Há tempos, o Parlamento Europeu comemorou a Semana dos Direitos das Pessoas com Deficiência, celebrando-a também com uma rapariga alemã, cujo nome infelizmente não retive, que poderá ser a primeira pessoa portadora de deficiência no espaço. Quero acreditar que não é por acaso que este feito acontecerá ao abrigo do trabalho que desenvolve com a Agência Espacial Europeia (ESA), uma instituição pública europeia. O que não sei é se quando estiver no espaço ainda será visível a mancha de sangue gerada pelo conflito no Sudão; e mesmo que seja? Importar-nos-emos?

As imagens que vemos da Agência Federal dos EUA para a Imigração e Inspeção Aduaneira (ICE) fazem-nos bexiguinhas na mão, como o mar do Norte: as cenas de violência, de autoritarismo, de Estado sem direito arrepiam-nos; as instituições são testadas, e há umas que se prestam mais a isso do que outras; o ICE não opera apenas nos EUA, o ICE opera nas nossas consciências. Por isso, é verdadeiramente reconfortante ver como uma parte da sociedade civil norte-americana se vai organizando para impedir/alertar/amenizar estas investidas: por exemplo, em Chicago, utilizam-se apitos de plástico, modulando o assobio para alertar sobre a vinda, a presença, ou a necessidade de mobilização contra os agentes do ICE. O Natal agradece.

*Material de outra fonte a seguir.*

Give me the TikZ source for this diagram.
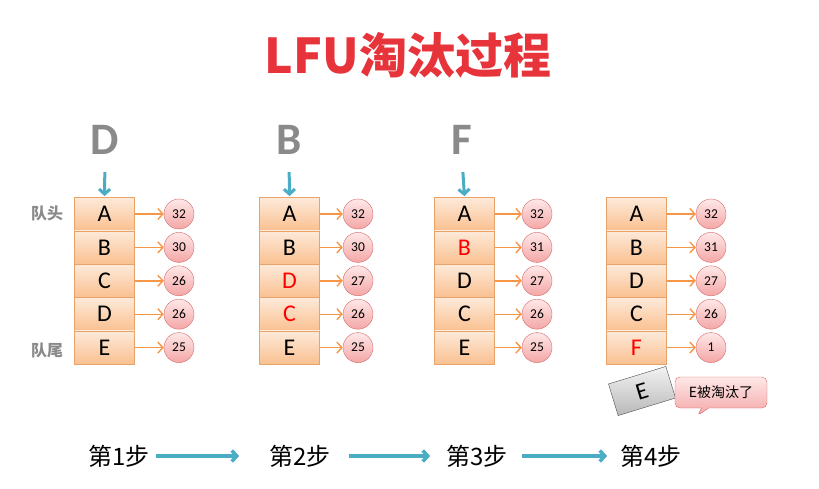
\documentclass[tikz,border=0pt]{standalone}
\usepackage{fontspec}
\setmainfont{Carlito}
\newfontfamily\cjk{Noto Sans CJK SC}
\usetikzlibrary{positioning,arrows.meta,shapes.callouts}
\definecolor{lfured}{HTML}{E6343A}
\definecolor{lfugrey}{HTML}{8A8A8A}
\definecolor{lfuteal}{HTML}{4BACC6}
\definecolor{lfuorange}{HTML}{F79646}
\definecolor{cellhi}{HTML}{FDEADA}
\definecolor{celllo}{HTML}{FAC090}
\definecolor{cellline}{HTML}{E8A36B}
\definecolor{cnthi}{HTML}{FFE8E8}
\definecolor{cntlo}{HTML}{F4A6A6}
\definecolor{cntline}{HTML}{D46A6A}
\definecolor{hotred}{HTML}{FF0000}

\begin{document}
\begin{tikzpicture}[x=1pt,y=-1pt,
  cell/.style={draw=cellline,top color=cellhi,bottom color=celllo,minimum width=60pt,minimum height=33.4pt,inner sep=0pt,font=\fontsize{24}{24}\selectfont},
  cnt/.style={circle,draw=cntline,top color=cnthi,bottom color=cntlo,minimum size=30pt,inner sep=0pt,font=\fontsize{13.5}{13.5}\selectfont},
  link/.style={-{Straight Barb[length=5pt,width=11pt]},lfuorange,line width=1.4pt},
  push/.style={-{Straight Barb[length=5pt,width=11pt]},lfuteal,line width=3pt},
  key/.style={text=lfugrey,font=\fontsize{45}{45}\selectfont\bfseries},
  tag/.style={text=lfugrey,font=\fontsize{16}{16}\selectfont\cjk\bfseries},
  stepl/.style={font=\fontsize{24}{24}\selectfont\cjk,inner sep=3pt}
]
\useasboundingbox (0,0) rectangle (819,489);

\node[text=lfured,font=\fontsize{48}{48}\selectfont\cjk\bfseries] (title) at (408,55) {LFU淘汰过程};

\node[tag] (head) at (47,213) {队头};
\node[tag] (tail) at (47,350) {队尾};

% step 1
\foreach \t/\n/\c [count=\i] in {A/32/black,B/30/black,C/26/black,D/26/black,E/25/black}{
  \node[cell,text=\c] (qa-\i) at (104.5,180.6+33.4*\i) {\t};
  \node[cnt] (na-\i) at (179,180.6+33.4*\i) {\n};
  \draw[link] (qa-\i) -- (na-\i);
}
% step 2
\foreach \t/\n/\c [count=\i] in {A/32/black,B/30/black,D/27/hotred,C/26/hotred,E/25/black}{
  \node[cell,text=\c] (qb-\i) at (289.5,180.6+33.4*\i) {\t};
  \node[cnt] (nb-\i) at (358,180.6+33.4*\i) {\n};
  \draw[link] (qb-\i) -- (nb-\i);
}
% step 3
\foreach \t/\n/\c [count=\i] in {A/32/black,B/31/hotred,D/27/black,C/26/black,E/25/black}{
  \node[cell,text=\c] (qc-\i) at (464.5,180.6+33.4*\i) {\t};
  \node[cnt] (nc-\i) at (537,180.6+33.4*\i) {\n};
  \draw[link] (qc-\i) -- (nc-\i);
}
% step 4
\foreach \t/\n/\c [count=\i] in {A/32/black,B/31/black,D/27/black,C/26/black,F/1/hotred}{
  \node[cell,text=\c] (qd-\i) at (636.5,180.6+33.4*\i) {\t};
  \node[cnt] (nd-\i) at (711,180.6+33.4*\i) {\n};
  \draw[link] (qd-\i) -- (nd-\i);
}

% incoming keys
\node[key] (kd) at (105,140) {D};
\node[key] (kb) at (289,140) {B};
\node[key] (kf) at (462,140) {F};
\draw[push,shorten <=14pt,shorten >=1pt] (kd.south) -- (qa-1.north);
\draw[push,shorten <=14pt,shorten >=1pt] (kb.south) -- (qb-1.north);
\draw[push,shorten <=14pt,shorten >=1pt] (kf.south) -- (qc-1.north);

% evicted key
\node[draw=black!70,top color=gray!10,bottom color=gray!55,rotate=17,minimum width=60pt,minimum height=33pt,inner sep=0pt,font=\fontsize{24}{24}\selectfont] (out) at (642,391) {E};
\node[rectangle callout,callout absolute pointer={(697,416)},draw=cntline,top color=cnthi,bottom color=cntlo,rounded corners=5pt,minimum width=92pt,minimum height=31pt,inner sep=2pt,font=\fontsize{14}{14}\selectfont\cjk] (gone) at (721,392.5) {E被淘汰了};

% steps
\node[stepl] (s1) at (119,456) {第1步};
\node[stepl] (s2) at (300,456) {第2步};
\node[stepl] (s3) at (477,456) {第3步};
\node[stepl] (s4) at (651,456) {第4步};
\draw[push,line width=3.5pt,shorten <=3pt,shorten >=27pt] (s1) -- (s2);
\draw[push,line width=3.5pt,shorten <=15pt,shorten >=13pt] (s2) -- (s3);
\draw[push,line width=3.5pt,shorten <=11pt,shorten >=10pt] (s3) -- (s4);
\end{tikzpicture}
\end{document}
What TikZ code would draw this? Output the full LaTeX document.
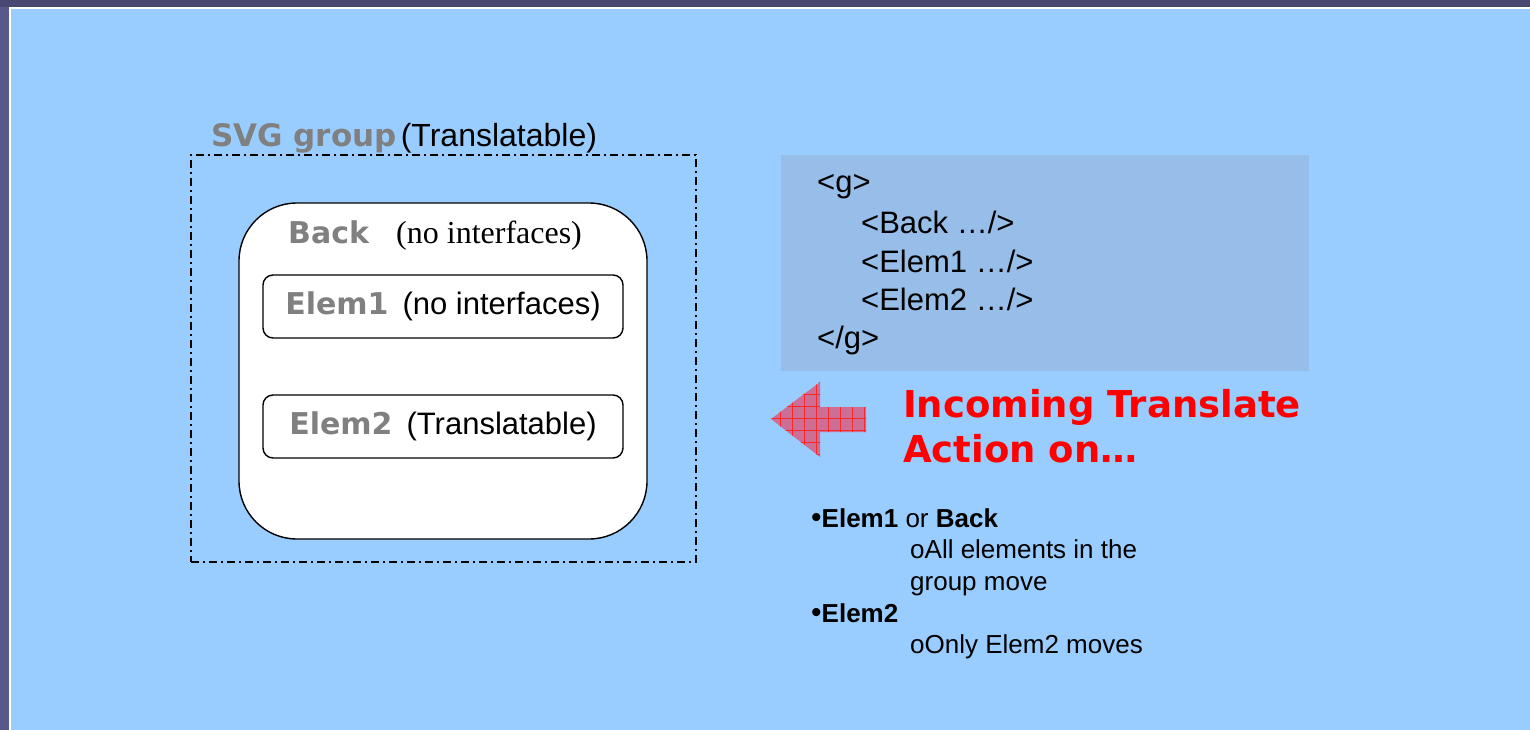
\documentclass[tikz,border=0pt]{standalone}
\usepackage{fontspec}
\setmainfont{Liberation Sans}
\newfontfamily\seriffont{Liberation Serif}
\newfontfamily\widefont{DejaVu Sans}
\usepackage{xcolor}
\definecolor{slidepurple}{RGB}{88, 88, 138}
\definecolor{slidetop}{RGB}{72, 72, 115}
\definecolor{slideblue}{RGB}{153, 204, 255}
\definecolor{codeblue}{RGB}{150, 190, 232}
\definecolor{labelgray}{RGB}{128, 128, 128}
\definecolor{arrowpink}{RGB}{205, 110, 150}
\usetikzlibrary{positioning,patterns.meta}
\newcommand{\pxsize}[1]{\fontsize{#1}{#1}\selectfont}
\newcommand{\graytag}[1]{{\widefont\bfseries\color{labelgray}#1}}

\begin{document}
\begin{tikzpicture}[x=1pt, y=-1pt,
    groupbox/.style={draw, line width=1.4pt, dash pattern=on 8pt off 4pt on 2pt off 4pt, minimum width=505pt, minimum height=407pt, inner sep=0pt},
    backbox/.style={draw, line width=1.4pt, fill=white, rounded corners=58pt, minimum width=408pt, minimum height=336pt, inner sep=0pt},
    elembox/.style={draw, line width=1.4pt, fill=white, rounded corners=10pt, minimum width=360pt, minimum height=63pt, inner sep=0pt, font=\pxsize{31}},
    lbl/.style={anchor=base west, inner sep=0pt},
    codeline/.style={lbl, font=\pxsize{31}},
    noteline/.style={lbl, font=\pxsize{26}}]
    \useasboundingbox (0,0) rectangle (1530,730);

    % Slide background
    \fill[slidepurple] (0,0) rectangle (1530,730);
    \fill[slidetop] (0,0) rectangle (1530,7);
    \draw[white, line width=2pt, fill=slideblue] (10,8) rectangle (1545,745);

    % SVG group
    \node[groupbox] (group) at (443.5,358.5) {};
    \node[lbl] (grouplabel) at (211,147) {\pxsize{32}\graytag{\pxsize{31}SVG group}\hspace{4pt}(Translatable)};

    % Back and its elements
    \node[backbox] (back) at (443,371) {};
    \node[lbl] (backlabel) at (288,243) {\pxsize{30}\graytag{Back}};
    \node[lbl] (backnote) at (396,243) {\pxsize{32}\seriffont (no interfaces)};

    \foreach \name/\y/\note in {Elem1/306.5/(no interfaces), Elem2/426.5/(Translatable)} {
        \node[elembox] (\name) at (443,\y) {\graytag{\pxsize{30}\name}\hspace{14pt}\note};
    }

    % SVG code
    \node[fill=codeblue, minimum width=528pt, minimum height=216pt, inner sep=0pt] (code) at (1045,263) {};
    \node[codeline] (codeg) at (817,193) {<g>};
    \node[codeline] (codeback) at (861,233) {<Back …/>};
    \node[codeline] (codeelem1) at (861,272) {<Elem1 …/>};
    \node[codeline] (codeelem2) at (861,310) {<Elem2 …/>};
    \node[codeline] (codeend) at (817,348) {</g>};

    % Incoming action
    \path[fill=arrowpink, postaction={pattern={Hatch[angle=0, distance=12pt, line width=0.9pt]}, pattern color=red!85!white}]
        (771,419) -- (820,382) -- (820,407) -- (866,407) -- (866,432) -- (820,432) -- (820,457) -- cycle;
    \node[lbl, font=\pxsize{37}\widefont\bfseries, text=red] (incoming) at (903,417) {Incoming Translate};
    \node[lbl, font=\pxsize{37}\widefont\bfseries, text=red] (action) at (903,462) {Action on…};

    % Notes
    \node[noteline] (note1) at (811,527) {{\pxsize{30}\textbullet}\textbf{Elem1} or \textbf{Back}};
    \node[noteline] (note1a) at (910,558) {oAll elements in the};
    \node[noteline] (note1b) at (910,590) {group move};
    \node[noteline] (note2) at (811,622) {{\pxsize{30}\textbullet}\textbf{Elem2}};
    \node[noteline] (note2a) at (910,653) {oOnly Elem2 moves};
\end{tikzpicture}
\end{document}
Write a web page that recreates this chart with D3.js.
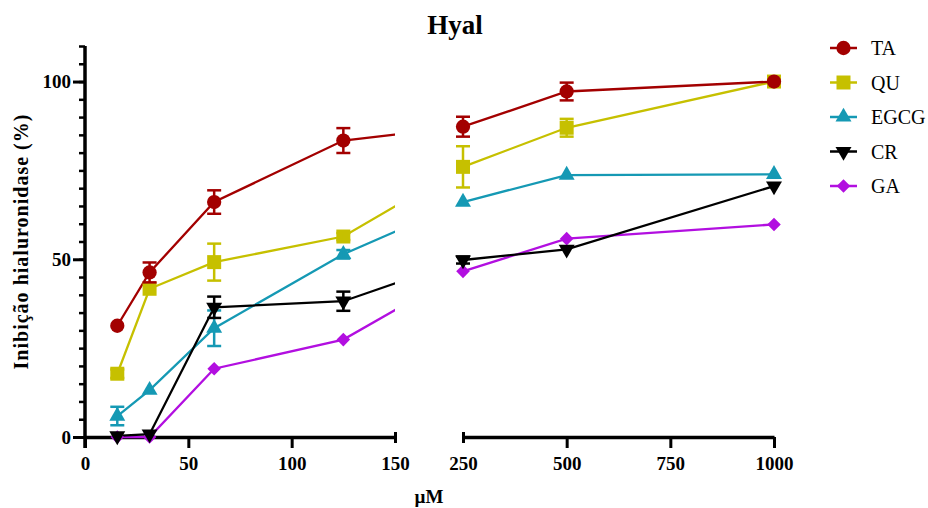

Em outubro, estivemos em Vílnius, e foi a primeira vez que estive num Estado Báltico. Deixo uma nota relativa à mobilização de toda uma comunidade artística, incluindo museus públicos e privados, que se uniram para demonstrar contra a nomeação por uma coligação liderada por um partido de centro-esquerda de um representante de um partido homofóbico e antissemita como ministro da Cultura. Essa mobilização do setor da cultura deve animar-nos no que, no dizer de David Dinis, é a certeza de que o líder do partido de extrema-direita português ganhará as eleições legislativas neste jardim à beira-mar plantado; é, por isso, necessário reforçar as instituições, e, no meu entender, o funcionalismo público para a eventualidade de ser confrontado com diretivas e até ordens ilegais. «Defender a democracia requer de nós [...] um compromisso coletivo com os princípios democráticos.»

Para os que não possam passar no dia 23 pelo mercado, espero que de alguma maneira sintam o olor da tangerina — ainda haverá tangerineiras em Gaza? —, e tudo o que o acompanha. Boas Festas!